### STATED GOAL:
Do not include the pictures; repeat the rest of the data exactly.

-------------------------

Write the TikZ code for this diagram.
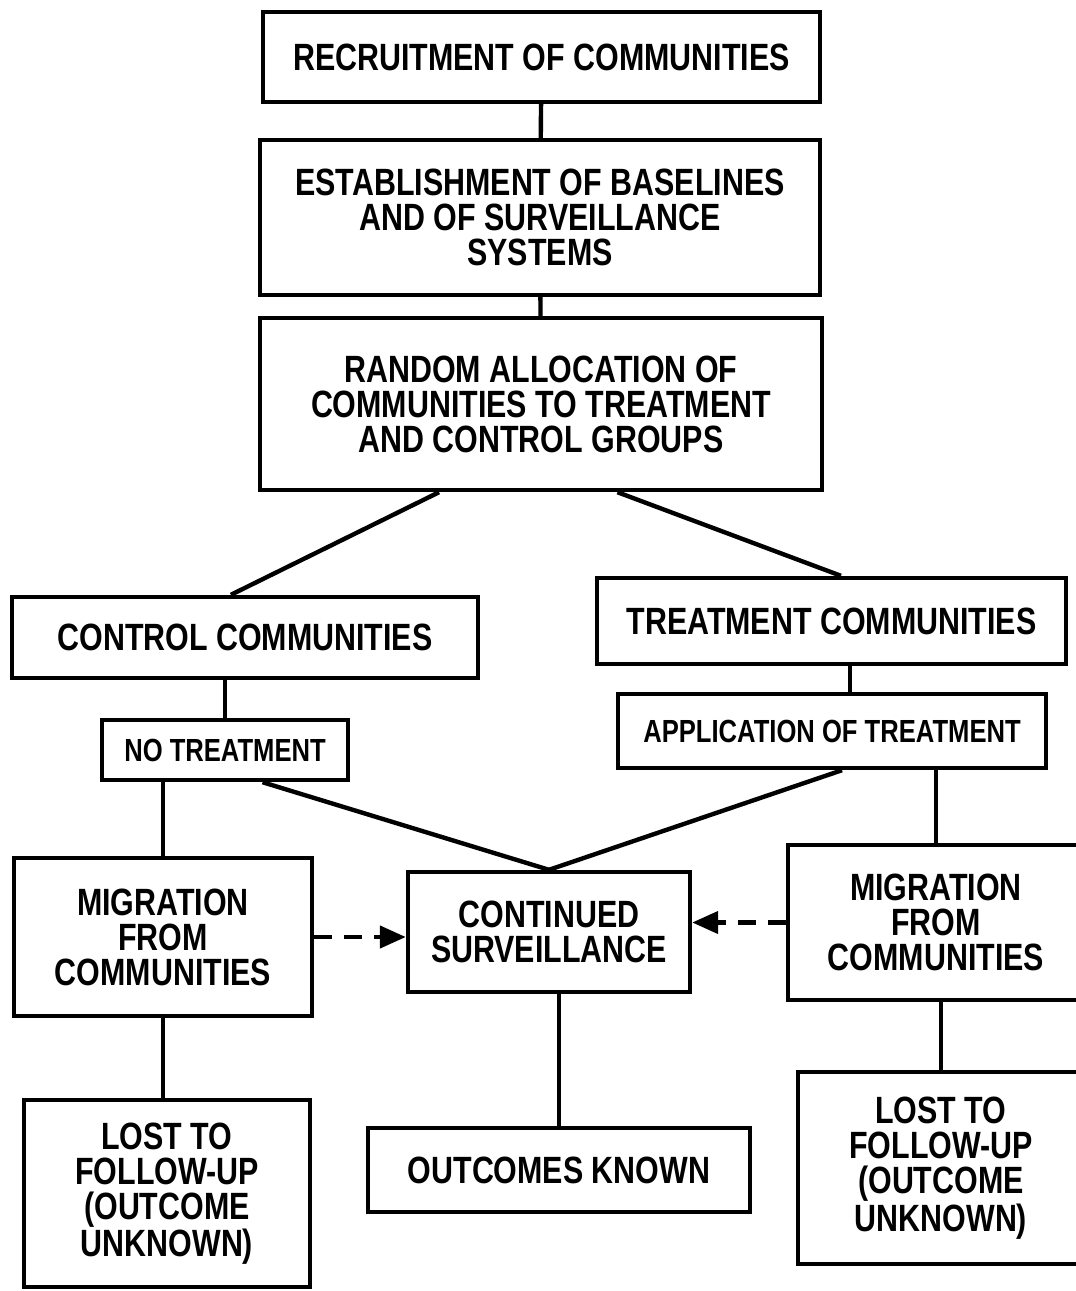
\documentclass[tikz,border=0pt]{standalone}
\usepackage{fontspec}
\usepackage{tikz}
\usetikzlibrary{calc,arrows.meta}
\newfontfamily\boxfont[FakeStretch=0.8]{Liberation Sans}

\tikzset{
  box/.style={draw,line width=2.2pt,align=center,inner sep=0pt,
    font=\boxfont\bfseries\fontsize{19pt}{17.5pt}\selectfont},
  smallbox/.style={box,font=\boxfont\bfseries\fontsize{16pt}{16pt}\selectfont},
  link/.style={line width=2.2pt},
  migrate/.style={line width=2.2pt,dash pattern=on 9pt off 6pt,
    -{Triangle[length=13pt,width=11pt]}}
}

\begin{document}
\begin{tikzpicture}[x=0.5pt,y=-0.5pt]
\useasboundingbox[fill=white] (0,0) rectangle (1076,1291);
\clip (0,0) rectangle (1076,1291);
\node (recruit) at (541.5,57) [box,minimum width=278.5pt,minimum height=45pt] {RECRUITMENT OF COMMUNITIES};
\node (establish) at (540,217.5) [box,minimum width=280pt,minimum height=77.5pt] {ESTABLISHMENT OF BASELINES\\AND OF SURVEILLANCE\\SYSTEMS};
\node (random) at (541,404) [box,minimum width=281pt,minimum height=86pt] {RANDOM ALLOCATION OF\\COMMUNITIES TO TREATMENT\\AND CONTROL GROUPS};
\node (control) at (245,637.5) [box,minimum width=233pt,minimum height=40.5pt] {CONTROL COMMUNITIES};
\node (treatment) at (831.5,621) [box,minimum width=234.5pt,minimum height=43pt] {TREATMENT COMMUNITIES};
\node (notreat) at (225,750) [smallbox,minimum width=123pt,minimum height=30pt] {NO TREATMENT};
\node (apply) at (832,731) [smallbox,minimum width=214pt,minimum height=37pt] {APPLICATION OF TREATMENT};
\node (migleft) at (163,937) [box,minimum width=149pt,minimum height=79pt] {MIGRATION\\FROM\\COMMUNITIES};
\node (surv) at (549,932) [box,minimum width=141pt,minimum height=60pt] {CONTINUED\\SURVEILLANCE};
\node (migright) at (936,922.5) [box,minimum width=148pt,minimum height=77.5pt] {MIGRATION\\FROM\\COMMUNITIES};
\node (lostleft) at (167,1193.5) [box,minimum width=143pt,minimum height=93.5pt] {LOST TO\\FOLLOW-UP\\(OUTCOME\\UNKNOWN)};
\node (outcomes) at (559,1170) [box,minimum width=191pt,minimum height=42pt] {OUTCOMES KNOWN};
\node (lostright) at (941,1168) [box,minimum width=143pt,minimum height=96pt] {LOST TO\\FOLLOW-UP\\(OUTCOME\\UNKNOWN)};

\coordinate (split1) at ($(random.south west)!0.32!(random.south east)$);
\coordinate (split2) at ($(random.south west)!0.635!(random.south east)$);
\coordinate (tap) at ([xshift=9pt]apply.north);
\coordinate (nojoin) at ($(notreat.south west)!0.65!(notreat.south east)$);

\draw[link] (recruit) -- (establish);
\draw[link] (establish) -- (random);
\draw[link] (split1) -- ($(control.north west)!0.47!(control.north east)$);
\draw[link] (split2) -- ($(treatment.north west)!0.52!(treatment.north east)$);
\draw[link] (notreat.north) -- (notreat.north |- control.south);
\draw[link] (tap) -- (tap |- treatment.south);
\draw[link] (migleft.north) -- (migleft.north |- notreat.south);
\draw[link] (nojoin) -- (surv.north);
\draw[link] ([xshift=5pt]apply.south) -- (surv.north);
\draw[link] (migright.north) -- (migright.north |- apply.south);
\draw[link] (migleft.south) -- (migleft.south |- lostleft.north);
\draw[link] (outcomes.north) -- (outcomes.north |- surv.south);
\draw[link] (lostright.north) -- (lostright.north |- migright.south);
\draw[migrate] (migleft.east) -- (surv.west |- migleft.east);
\draw[migrate] (migright.west) -- (migright.west -| surv.east);
\end{tikzpicture}
\end{document}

-------------------------

### THE COMPLETED TASK:
Write the TikZ code for this diagram.
\documentclass[tikz,border=0pt]{standalone}
\usepackage{fontspec}
\usepackage{tikz}
\usetikzlibrary{calc,arrows.meta}
\newfontfamily\boxfont[FakeStretch=0.8]{Liberation Sans}

\tikzset{
  box/.style={draw,line width=2.2pt,align=center,inner sep=0pt,
    font=\boxfont\bfseries\fontsize{19pt}{17.5pt}\selectfont},
  smallbox/.style={box,font=\boxfont\bfseries\fontsize{16pt}{16pt}\selectfont},
  link/.style={line width=2.2pt},
  migrate/.style={line width=2.2pt,dash pattern=on 9pt off 6pt,
    -{Triangle[length=13pt,width=11pt]}}
}

\begin{document}
\begin{tikzpicture}[x=0.5pt,y=-0.5pt]
\useasboundingbox[fill=white] (0,0) rectangle (1076,1291);
\clip (0,0) rectangle (1076,1291);
\node (recruit) at (541.5,57) [box,minimum width=278.5pt,minimum height=45pt] {RECRUITMENT OF COMMUNITIES};
\node (establish) at (540,217.5) [box,minimum width=280pt,minimum height=77.5pt] {ESTABLISHMENT OF BASELINES\\AND OF SURVEILLANCE\\SYSTEMS};
\node (random) at (541,404) [box,minimum width=281pt,minimum height=86pt] {RANDOM ALLOCATION OF\\COMMUNITIES TO TREATMENT\\AND CONTROL GROUPS};
\node (control) at (245,637.5) [box,minimum width=233pt,minimum height=40.5pt] {CONTROL COMMUNITIES};
\node (treatment) at (831.5,621) [box,minimum width=234.5pt,minimum height=43pt] {TREATMENT COMMUNITIES};
\node (notreat) at (225,750) [smallbox,minimum width=123pt,minimum height=30pt] {NO TREATMENT};
\node (apply) at (832,731) [smallbox,minimum width=214pt,minimum height=37pt] {APPLICATION OF TREATMENT};
\node (migleft) at (163,937) [box,minimum width=149pt,minimum height=79pt] {MIGRATION\\FROM\\COMMUNITIES};
\node (surv) at (549,932) [box,minimum width=141pt,minimum height=60pt] {CONTINUED\\SURVEILLANCE};
\node (migright) at (936,922.5) [box,minimum width=148pt,minimum height=77.5pt] {MIGRATION\\FROM\\COMMUNITIES};
\node (lostleft) at (167,1193.5) [box,minimum width=143pt,minimum height=93.5pt] {LOST TO\\FOLLOW-UP\\(OUTCOME\\UNKNOWN)};
\node (outcomes) at (559,1170) [box,minimum width=191pt,minimum height=42pt] {OUTCOMES KNOWN};
\node (lostright) at (941,1168) [box,minimum width=143pt,minimum height=96pt] {LOST TO\\FOLLOW-UP\\(OUTCOME\\UNKNOWN)};

\coordinate (split1) at ($(random.south west)!0.32!(random.south east)$);
\coordinate (split2) at ($(random.south west)!0.635!(random.south east)$);
\coordinate (tap) at ([xshift=9pt]apply.north);
\coordinate (nojoin) at ($(notreat.south west)!0.65!(notreat.south east)$);

\draw[link] (recruit) -- (establish);
\draw[link] (establish) -- (random);
\draw[link] (split1) -- ($(control.north west)!0.47!(control.north east)$);
\draw[link] (split2) -- ($(treatment.north west)!0.52!(treatment.north east)$);
\draw[link] (notreat.north) -- (notreat.north |- control.south);
\draw[link] (tap) -- (tap |- treatment.south);
\draw[link] (migleft.north) -- (migleft.north |- notreat.south);
\draw[link] (nojoin) -- (surv.north);
\draw[link] ([xshift=5pt]apply.south) -- (surv.north);
\draw[link] (migright.north) -- (migright.north |- apply.south);
\draw[link] (migleft.south) -- (migleft.south |- lostleft.north);
\draw[link] (outcomes.north) -- (outcomes.north |- surv.south);
\draw[link] (lostright.north) -- (lostright.north |- migright.south);
\draw[migrate] (migleft.east) -- (surv.west |- migleft.east);
\draw[migrate] (migright.west) -- (migright.west -| surv.east);
\end{tikzpicture}
\end{document}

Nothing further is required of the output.